# Torturing Christians



## Plainsman (Jul 30, 2003)

> ISIS is turning Christian churches into torture chambers where it forces believers to convert to Islam&#8230; and funding its terror mission by selling stripped artefacts to Western collectors


Read more: http://www.dailymail.co.uk/news/article ... z3Mph34bL1

I suppose I have to put this in hot topics because there are always a couple of atheists who see this as good news. I better post on fishingbuddy too, as I am sure there are a couple of guys who want to get their bids in.

I often hear atheists say no one is bothering Christians. At this time of year some whine that we complain about the war on Christmas. It's a religious holiday that has been turned into a business in the black holiday, and the atheists want to destroy the real meaning. It's all about the Grinch you know.

Merry Christmas and Happy New Year.


----------



## Habitat Hugger (Jan 19, 2005)

I don't think you can blame Christmas being turned into a business on athiests or agnostics, or for that matter, Hindus, Jews, Muslims, shinyus, and any other faith!
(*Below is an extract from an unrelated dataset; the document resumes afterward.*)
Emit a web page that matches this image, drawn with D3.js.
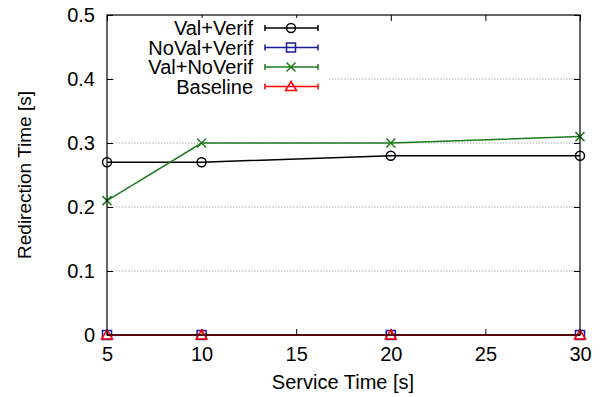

Seems everybody has forgotten the true meaning of Xmas, Most Christians included, IMHO!

Isis is torturing anyone who doesn't think and act like they do! They probably torture Christians and any other infidels they find in churches, back alleys, streets, bowling alleys, you name it! 
Personally I hope they all get killed, even though I'm kind of neutral on Capital Punishment. If there are any thugs in the world that deserve getting killed, it's ISIS and BOKO KAREM! 25 years ago I would have said the same for the Christian Militia in Lebanon! Bruce, you are old enough to remember ( and seemingly forget) the outright slaughter in the refugee camps there. Those two episodes of killing, torturing, raping and outright slaughter of men, women and children did more to recruit for organizations like Al Quada, ISIS! BK! HEZZBOLLAH and all the other radicals in the Mideast! Nobody and no religion is innocent! Israel could have easily stopped it but Ben Gurion pulled his " peacekeeping troops" back and let them slaughter all the refugees to get rid of them.
Like I say, NO Religion is innocent. Most times I think that the world might be a quieter place if all religions disappeared!

Merry Xmas Plainsman!


----------



## Plainsman (Jul 30, 2003)

HH Merry Christmas to you too. The only thing I disagree with is things being more peaceful if all religions disappeared. Dumb things have been done in the past, but not many Christians today, or Hindu today, or Budists etc cause problems today. The Muslims on the other hand are as insane as ever, while the religions I named keep many aggressive people in check. If the Catholics in the past had let people read the Bible Christians would not have caused near the problems. The problem was the Pope in Rome. Thank Luther for peaceful Christians today.


----------



## upland420 (Dec 27, 2004)

> but not many Christians today, or Hindu today, or Budists etc cause problems today.


Just curious, do you think most of the 2.4 million incarcerated Americans are (or identify as) something OTHER than "Christian"? Do you read your local paper? Murderers, rapists, child molesters, kiddie porn purveyors, dope dealers, human traffickers, etc. No....certainly no Christian 'problem causers today'.


----------



## dakotashooter2 (Oct 31, 2003)

I think plainsman meant that a overwhelming majority of them (christians or other religions) don't do so "in the name of religion".


----------